What happened when Bush spoke at Ft. Benning?

In a post on the WSJ.com, picked up by rightwing "watchdogs" Newsbusters, James Taranto spies conflicting reports of Bush's January 11th speech: "Are There Two Different Fort Bennings?"

An AP report says Bush was "cheered" (the reason for speaking at a military base) while the NY Times calls the base "subdued."


(By the way, the WaPo corroborates the "subdued" characterization, calling it a "quiet response.")

Of course, the problem with this meme, aside from the fact that it rests on a flabby book by a lonely conservative, is that the lib'rul portion of the media is a somewhat squirrely entity. As in: the AP was the target just a few short weeks ago. Until the right got burned -- severely -- on that one.

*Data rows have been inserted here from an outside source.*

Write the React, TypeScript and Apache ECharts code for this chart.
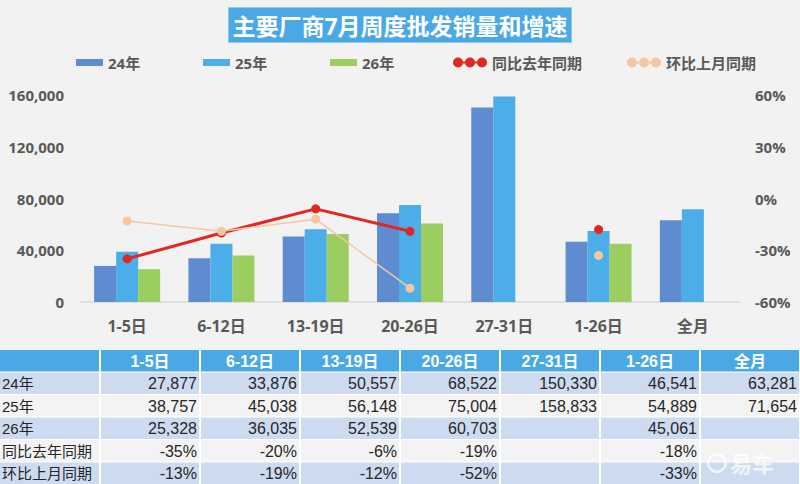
import * as echarts from "echarts";
import { useEffect, useRef } from "react";

const categories = ["1-5日", "6-12日", "13-19日", "20-26日", "27-31日", "1-26日", "全月"];
const sales24 = [27877, 33876, 50557, 68522, 150330, 46541, 63281];
const sales25 = [38757, 45038, 56148, 75004, 158833, 54889, 71654];
const sales26 = [25328, 36035, 52539, 60703, null, 45061, null];
const yoy = [-35, -20, -6, -19, null, -18, null];
const mom = [-13, -19, -12, -52, null, -33, null];
const tableRows = ["24年", "25年", "26年", "同比去年同期", "环比上月同期"];

const FONT = "'Open Sans', 'Noto Sans CJK SC', sans-serif";
const TABLE_FONT = "'Liberation Sans', 'Noto Sans CJK SC', sans-serif";
const C24 = "#5f8bd0";
const C25 = "#4baee8";
const C26 = "#9ccd60";
const CRED = "#e3261f";
const CPEACH = "#f5c7a0";
const DOTS =
  "path://M4,4H30V6H4Z M0,5A5,5,0,1,1,10,5A5,5,0,1,1,0,5Z M12,5A5,5,0,1,1,22,5A5,5,0,1,1,12,5Z M24,5A5,5,0,1,1,34,5A5,5,0,1,1,24,5Z";

function buildTable() {
  const fmt = (v: number | null) => (v == null ? "" : v.toLocaleString("en-US"));
  const pct = (v: number | null) => (v == null ? "" : v + "%");
  const rowValues = [sales24.map(fmt), sales25.map(fmt), sales26.map(fmt), yoy.map(pct), mom.map(pct)];
  const top = 350;
  const rowH = 22.5;
  const colW = 100;
  const children: any[] = [
    { type: "rect", shape: { x: 0, y: top - 1, width: 800, height: 140 }, style: { fill: "#ffffff" } },
  ];
  // header row
  for (let c = 0; c < 8; c++) {
    children.push({
      type: "rect",
      shape: { x: c * colW + (c ? 1 : 0), y: top, width: colW - (c ? 1 : 0) - 1, height: rowH - 1 },
      style: { fill: "#4aa9e4" },
    });
    if (c > 0) {
      children.push({
        type: "text",
        x: c * colW + colW / 2,
        y: top + rowH / 2,
        style: {
          text: categories[c - 1],
          fill: "#ffffff",
          font: `bold 16px ${TABLE_FONT}`,
          align: "center",
          verticalAlign: "middle",
        },
      });
    }
  }
  tableRows.forEach((label, r) => {
    const y = top + rowH * (r + 1);
    const fill = r % 2 === 0 ? "#cddbf0" : "#f3f3f3";
    for (let c = 0; c < 8; c++) {
      children.push({
        type: "rect",
        shape: { x: c * colW + (c ? 1 : 0), y, width: colW - (c ? 1 : 0) - 1, height: rowH - 1 },
        style: { fill },
      });
    }
    children.push({
      type: "text",
      x: 2,
      y: y + rowH / 2,
      style: { text: label, fill: "#262626", font: `15px ${TABLE_FONT}`, align: "left", verticalAlign: "middle" },
    });
    rowValues[r].forEach((t, c) => {
      if (!t) return;
      children.push({
        type: "text",
        x: (c + 2) * colW - 3,
        y: y + rowH / 2,
        style: { text: t, fill: "#262626", font: `16px ${TABLE_FONT}`, align: "right", verticalAlign: "middle" },
      });
    });
  });
  // watermark
  children.push(
    {
      type: "ring",
      shape: { cx: 717, cy: 463, r: 10, r0: 7.5 },
      style: { fill: "rgba(255,255,255,0.7)" },
    },
    {
      type: "text",
      x: 730,
      y: 463,
      style: {
        text: "易车",
        fill: "rgba(255,255,255,0.7)",
        font: `bold 22px ${FONT}`,
        verticalAlign: "middle",
      },
    }
  );
  return children;
}

export default function App() {
  const ref = useRef<HTMLDivElement>(null);

  useEffect(() => {
    const chart = echarts.init(ref.current!, null, { renderer: "svg" });
    const legendText = { fontFamily: FONT, fontSize: 15, fontWeight: "bold" as const, color: "#595959" };
    const legendAt = (name: string, left: number, wide: boolean) => ({
      data: [name],
      left,
      top: 50,
      selectedMode: false,
      itemWidth: wide ? 34 : 27,
      itemHeight: wide ? 10 : 7,
      itemGap: 4,
      icon: wide ? DOTS : "rect",
      textStyle: legendText,
    });
    const axisLabel = { fontFamily: FONT, fontSize: 15, fontWeight: "bold" as const, color: "#595959" };

    chart.setOption({
      animation: false,
      backgroundColor: "#f2f2f2",
      title: {
        text: "主要厂商7月周度批发销量和增速",
        left: "center",
        top: 7,
        padding: [7, 4, 6, 4],
        backgroundColor: "#4aa9e4",
        borderColor: "#8fcbee",
        borderWidth: 1,
        textStyle: { color: "#ffffff", fontSize: 23, fontWeight: "bold", fontFamily: FONT },
      },
      legend: [
        legendAt("24年", 71, false),
        legendAt("25年", 198, false),
        legendAt("26年", 325, false),
        legendAt("同比去年同期", 448, true),
        legendAt("环比上月同期", 622, true),
      ],
      grid: { left: 80, right: 60, top: 95, bottom: 182 },
      xAxis: {
        type: "category",
        data: categories,
        axisTick: { show: false },
        axisLine: { lineStyle: { color: "#d9d9d9", width: 1.5 } },
        axisLabel: { ...axisLabel, fontSize: 16, margin: 16 },
      },
      yAxis: [
        {
          type: "value",
          min: 0,
          max: 160000,
          interval: 40000,
          splitLine: { show: false },
          axisLabel: {
            ...axisLabel,
            margin: 16,
            formatter: (v: number) => v.toLocaleString("en-US"),
          },
        },
        {
          type: "value",
          min: -60,
          max: 60,
          interval: 30,
          splitLine: { show: false },
          axisLabel: { ...axisLabel, margin: 15, formatter: "{value}%" },
        },
      ],
      series: [
        { name: "24年", type: "bar", data: sales24, barWidth: 22, barGap: "0%", itemStyle: { color: C24 } },
        { name: "25年", type: "bar", data: sales25, barWidth: 22, barGap: "0%", itemStyle: { color: C25 } },
        { name: "26年", type: "bar", data: sales26, barWidth: 22, barGap: "0%", itemStyle: { color: C26 } },
        {
          name: "同比去年同期",
          type: "line",
          yAxisIndex: 1,
          data: yoy,
          symbol: "circle",
          symbolSize: 9,
          showAllSymbol: true,
          lineStyle: { color: CRED, width: 3 },
          itemStyle: { color: CRED },
        },
        {
          name: "环比上月同期",
          type: "line",
          yAxisIndex: 1,
          data: mom,
          symbol: "circle",
          symbolSize: 9,
          showAllSymbol: true,
          lineStyle: { color: CPEACH, width: 1.5 },
          itemStyle: { color: CPEACH },
        },
      ],
      graphic: buildTable(),
    });
    return () => chart.dispose();
  }, []);

  return (
    <div
      ref={ref}
      style={{ position: "fixed", left: 0, top: 0, width: 800, height: 484, background: "#f2f2f2" }}
    />
  );
}
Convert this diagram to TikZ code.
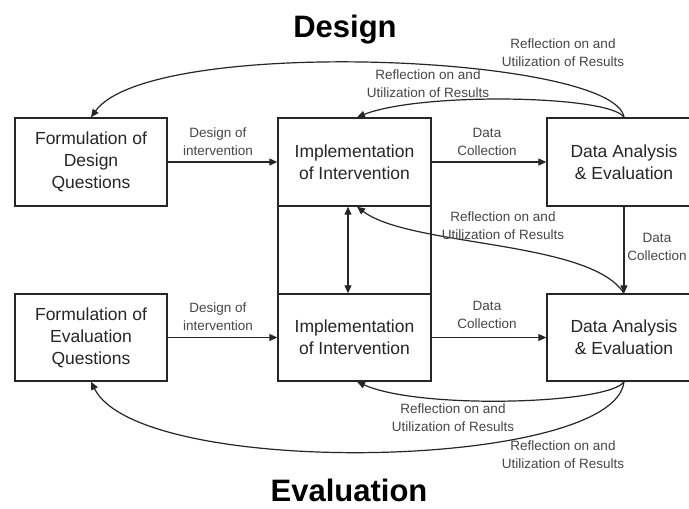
\documentclass[tikz,border=0pt]{standalone}
\usepackage{fontspec}
\setmainfont{Liberation Sans}
\usetikzlibrary{arrows.meta}
\begin{document}
\begin{tikzpicture}[x=1pt,y=-1pt,
  box/.style={draw=black!85, line width=1.4pt, align=center, inner sep=0pt,
    font=\fontsize{17.5}{22}\selectfont, text=black!85},
  lbl/.style={align=center, inner sep=0pt, font=\fontsize{13.5}{18}\selectfont, text=black!72},
  arr/.style={line width=1.2pt, draw=black!85, -{Triangle[length=8pt,width=7pt]}},
  dblarr/.style={line width=1.2pt, draw=black!85, {Triangle[length=8pt,width=7pt]}-{Triangle[length=8pt,width=7pt]}},
  titletext/.style={inner sep=0pt, font=\fontsize{31}{36}\selectfont\bfseries}]
\useasboundingbox (0,0) rectangle (689,509);
\fill[white] (0,0) rectangle (689,509);
\clip (0,0) rectangle (689,509);

% titles
\node[titletext] (tdesign) at (345,30) {Design};
\node[titletext] (teval) at (349,490) {Evaluation};

% boxes
\node[box, minimum width=152pt, minimum height=88pt] (fd) at (91,162) {Formulation of\\Design\\Questions};
\node[box, minimum width=152pt, minimum height=87pt] (fe) at (91,337.5) {Formulation of\\Evaluation\\Questions};
\draw[draw=black!85, line width=1.4pt] (278,118) rectangle (431,381);
\node[box, minimum width=153pt, minimum height=88pt] (it) at (354.5,162) {Implementation\\of Intervention};
\node[box, minimum width=153pt, minimum height=87pt] (ib) at (354.5,337.5) {Implementation\\of Intervention};
\node[box, minimum width=154pt, minimum height=88pt] (dt) at (624,162) {Data Analysis\\\& Evaluation};
\node[box, minimum width=154pt, minimum height=87pt] (db) at (624,337.5) {Data Analysis\\\& Evaluation};

% straight connectors
\draw[arr] (fd) -- (it);
\node[lbl] (l1) at (218,141.5) {Design of\\intervention};
\draw[arr] (fe) -- (ib);
\node[lbl] (l2) at (218,317) {Design of\\intervention};
\draw[arr] (it) -- (dt);
\node[lbl] (l3) at (487,141.5) {Data\\Collection};
\draw[arr] (ib) -- (db);
\node[lbl] (l4) at (487,315) {Data\\Collection};
\draw[arr] (dt) -- (db);
\node[lbl] (l5) at (657,247) {Data\\Collection};
\draw[dblarr] ([xshift=-6.5pt]it.south) -- ([xshift=-6.5pt]ib.north);

% curved connectors
\draw[arr] (db.north) .. controls (590,240) and (410,247) .. ([xshift=2.5pt]it.south);
\node[lbl] (l6) at (503,226) {Reflection on and\\Utilization of Results};

\draw[arr] (dt.north) .. controls (615,55) and (150,35) .. (fd.north);
\node[lbl] (l7) at (563,53) {Reflection on and\\Utilization of Results};
\draw[arr] (dt.north) .. controls (610,95) and (420,92) .. ([xshift=2.5pt]it.north);
\node[lbl] (l8) at (428,83.5) {Reflection on and\\Utilization of Results};

\draw[arr] (db.south) .. controls (610,404) and (420,410) .. ([xshift=2.5pt]ib.south);
\node[lbl] (l9) at (453,417.5) {Reflection on and\\Utilization of Results};
\draw[arr] (db.south) .. controls (615,470) and (140,480) .. (fe.south);
\node[lbl] (l10) at (563,455) {Reflection on and\\Utilization of Results};
\end{tikzpicture}
\end{document}
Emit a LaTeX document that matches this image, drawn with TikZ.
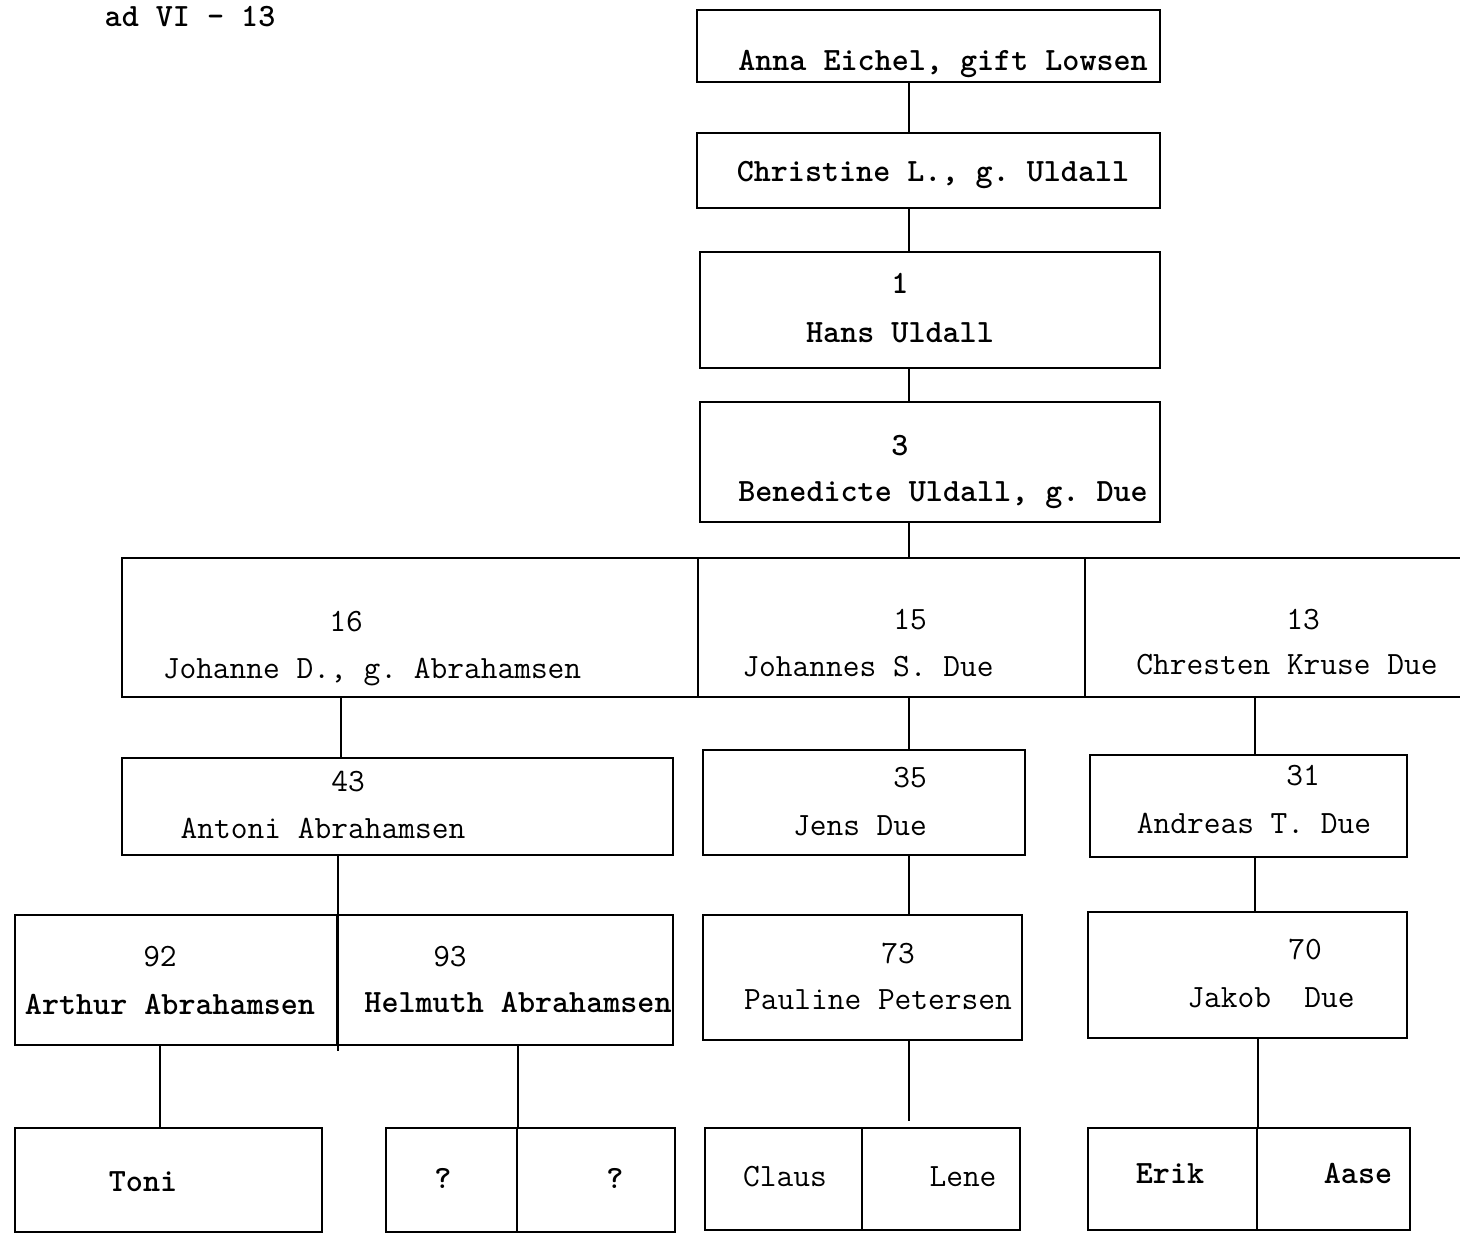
\documentclass[tikz,border=0pt]{standalone}
\usepackage{fontspec}
\frenchspacing
\tikzset{
  cell/.style={draw, line width=2.4pt, inner sep=0pt},
  link/.style={line width=2.2pt},
  typed/.style={inner sep=0pt, text height=20pt, text depth=4pt,
    font=\fontsize{32.5}{36}\selectfont\ttfamily},
  heavy/.style={typed, font=\fontsize{32.5}{36}\selectfont\ttfamily\bfseries}
}
\begin{document}
\begin{tikzpicture}[x=1pt, y=-1pt]
    \useasboundingbox (0,0) rectangle (1460,1234);

    % Heading
    \node[heavy] (head) at (190,18) {ad VI - 13};

    % Line of descent
    \node[cell, minimum width=463, minimum height=72] (anna) at (928.5,46) {};
    \node[cell, minimum width=463, minimum height=75] (chris) at (928.5,170.5) {};
    \node[cell, minimum width=460, minimum height=116] (hans) at (930,310) {};
    \node[cell, minimum width=460, minimum height=120] (bene) at (930,462) {};
    \node[heavy] (annaT) at (943,62) {Anna Eichel, gift Lowsen};
    \node[heavy] (chrisT) at (933,173) {Christine L., g. Uldall};
    \node[heavy] (hansN) at (900,285) {1};
    \node[heavy] (hansT) at (900,334) {Hans Uldall};
    \node[heavy] (beneN) at (900,447) {3};
    \node[heavy] (beneT) at (943,493) {Benedicte Uldall, g. Due};

    % Children of Benedicte
    \node[cell, minimum width=576, minimum height=139] (johanne) at (410,627.5) {};
    \node[cell, minimum width=387, minimum height=139] (johannes) at (891.5,627.5) {};
    \node[cell, minimum width=385, minimum height=139] (chresten) at (1277.5,627.5) {};
    \node[typed] (johanneN) at (346,623) {16};
    \node[typed] (johanneT) at (372,670) {Johanne D., g. Abrahamsen};
    \node[typed] (johannesN) at (910,621) {15};
    \node[typed] (johannesT) at (868,668) {Johannes S. Due};
    \node[typed] (chrestenN) at (1303,621) {13};
    \node[typed] (chrestenT) at (1287,666) {Chresten Kruse Due};

    % Third row
    \node[cell, minimum width=551, minimum height=97] (antoni) at (397.5,806.5) {};
    \node[cell, minimum width=322, minimum height=105] (jens) at (864,802.5) {};
    \node[cell, minimum width=317, minimum height=102] (andreas) at (1248.5,806) {};
    \node[typed] (antoniN) at (348,783) {43};
    \node[typed] (antoniT) at (323,830) {Antoni Abrahamsen};
    \node[typed] (jensN) at (910,779) {35};
    \node[typed] (jensT) at (860,827) {Jens Due};
    \node[typed] (andreasN) at (1303,777) {31};
    \node[typed] (andreasT) at (1254,825) {Andreas T. Due};

    % Fourth row
    \node[cell, minimum width=322, minimum height=130] (arthur) at (176,980) {};
    \node[cell, minimum width=336, minimum height=130] (helmuth) at (505,980) {};
    \node[cell, minimum width=319, minimum height=125] (pauline) at (862.5,977.5) {};
    \node[cell, minimum width=319, minimum height=126] (jakob) at (1247.5,975) {};
    \node[typed] (arthurN) at (160,958) {92};
    \node[heavy] (arthurT) at (170,1006) {Arthur Abrahamsen};
    \node[typed] (helmuthN) at (450,958) {93};
    \node[heavy] (helmuthT) at (518,1004) {Helmuth Abrahamsen};
    \node[typed] (paulineN) at (898,955) {73};
    \node[typed] (paulineT) at (878,1001) {Pauline Petersen};
    \node[typed] (jakobN) at (1305,951) {70};
    \node[typed] (jakobT) at (1271,999) {Jakob\ \ Due};

    % Bottom row
    \node[cell, minimum width=307, minimum height=104] (toni) at (168.5,1180) {};
    \node[cell, minimum width=131, minimum height=104] (qa) at (451.5,1180) {};
    \node[cell, minimum width=158, minimum height=104] (qb) at (596,1180) {};
    \node[cell, minimum width=157, minimum height=102] (claus) at (783.5,1179) {};
    \node[cell, minimum width=158, minimum height=102] (lene) at (941,1179) {};
    \node[cell, minimum width=169, minimum height=102] (erik) at (1172.5,1179) {};
    \node[cell, minimum width=153, minimum height=102] (aase) at (1333.5,1179) {};
    \node[heavy] (toniT) at (143,1183) {Toni};
    \node[heavy] (qaT) at (443,1180) {?};
    \node[heavy] (qbT) at (615,1180) {?};
    \node[typed] (clausT) at (785,1178) {Claus};
    \node[typed] (leneT) at (963,1178) {Lene};
    \node[heavy] (erikT) at (1170,1175) {Erik};
    \node[heavy] (aaseT) at (1358,1175) {Aase};

    % Connector columns
    \coordinate (mid) at (909,0);
    \coordinate (left) at (341,0);
    \coordinate (right) at (1255,0);
    \coordinate (toniX) at (160,0);

    \draw[link] (anna.south -| mid) -- (chris.north -| mid);
    \draw[link] (chris.south -| mid) -- (hans.north -| mid);
    \draw[link] (hans.south -| mid) -- (bene.north -| mid);
    \draw[link] (bene.south -| mid) -- (johannes.north -| mid);
    \draw[link] (johanne.south -| left) -- (antoni.north -| left);
    \draw[link] (johannes.south -| mid) -- (jens.north -| mid);
    \draw[link] (chresten.south -| right) -- (andreas.north -| right);
    \draw[link] (antoni.south -| arthur.east) -- ([yshift=-5pt]arthur.south east);
    \draw[link] (jens.south -| mid) -- (pauline.north -| mid);
    \draw[link] (andreas.south -| right) -- (jakob.north -| right);
    \draw[link] (arthur.south -| toniX) -- (toni.north -| toniX);
    \draw[link] (helmuth.south -| qa.east) -- (qa.north east);
    \draw[link] (pauline.south -| mid) -- ([yshift=6pt]claus.north -| mid);
    \draw[link] (jakob.south -| erik.east) -- (erik.north east);
\end{tikzpicture}
\end{document}
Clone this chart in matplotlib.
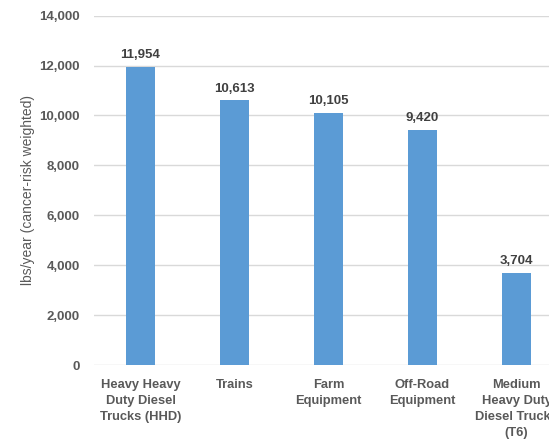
import matplotlib
matplotlib.use("Agg")
import matplotlib.pyplot as plt
from matplotlib.ticker import FuncFormatter

categories = ["Heavy Heavy\nDuty Diesel\nTrucks (HHD)", "Trains", "Farm\nEquipment",
              "Off-Road\nEquipment", "Medium\nHeavy Duty\nDiesel Trucks\n(T6)"]
values = [11954, 10613, 10105, 9420, 3704]
y_ticks = [0, 2000, 4000, 6000, 8000, 10000, 12000, 14000]

W, H = 549, 444
fig = plt.figure(figsize=(W / 100, H / 100), dpi=100)
left_px, right_px = 93.5, 563.5
bottom_px, top_px = 365, 15.7
ax = fig.add_axes([left_px / W, (H - bottom_px) / H,
                   (right_px - left_px) / W, (bottom_px - top_px) / H])

text_color = "#595959"
font = "Liberation Sans"
x = list(range(len(categories)))
bars = ax.bar(x, values, width=0.31, color="#5B9BD5", zorder=3)
for xi, v in zip(x, values):
    ax.annotate(f"{v:,}", (xi, v), xytext=(0, 4), textcoords="offset points",
                ha="center", va="bottom", fontsize=9.5, fontweight="bold",
                color="#404040", family=font)

ax.set_xlim(-0.5, len(categories) - 0.5)
ax.set_ylim(0, 14000)
ax.set_yticks(y_ticks)
ax.yaxis.set_major_formatter(FuncFormatter(lambda v, p: f"{int(v):,}"))
ax.set_xticks(x)
ax.set_xticklabels(categories, fontsize=9.3, fontweight="bold", color=text_color,
                   family=font, linespacing=1.45)
for lab in ax.get_yticklabels():
    lab.set_fontsize(9.5)
    lab.set_fontweight("bold")
    lab.set_color(text_color)
    lab.set_family(font)
ax.tick_params(axis="both", length=0)
ax.tick_params(axis="y", pad=10)
ax.tick_params(axis="x", pad=10)
ax.grid(axis="y", color="#D9D9D9", linewidth=1, zorder=0)
for s in ax.spines.values():
    s.set_visible(False)
ax.set_ylabel("lbs/year (cancer-risk weighted)", fontsize=10, color=text_color,
              family=font)
ax.yaxis.set_label_coords((35 - left_px) / (right_px - left_px), 0.5)

fig.savefig("out.png", dpi=100)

So now the AP's the good guys. But wait! Not so fast, the AP seems to have produced two reports from that one speech. The other makes no mention of cheering or not cheering.

But let's put aside the question over whether Bush was cheered or not cheered, what constitutes a cheer, are they waves or particles? etc, and focus on the element of the story obscured by what does appear to be a reporting problem on the AP's part.

The fact that, as NPR reported, "After the president's speech, the commanding general barred soldiers from talking to reporters."

Cheering may -- MAY -- have a subjective quality to it.

Cowardice, less so. Bush is too scared to listen to the soldiers he commands. And that speaks volumes.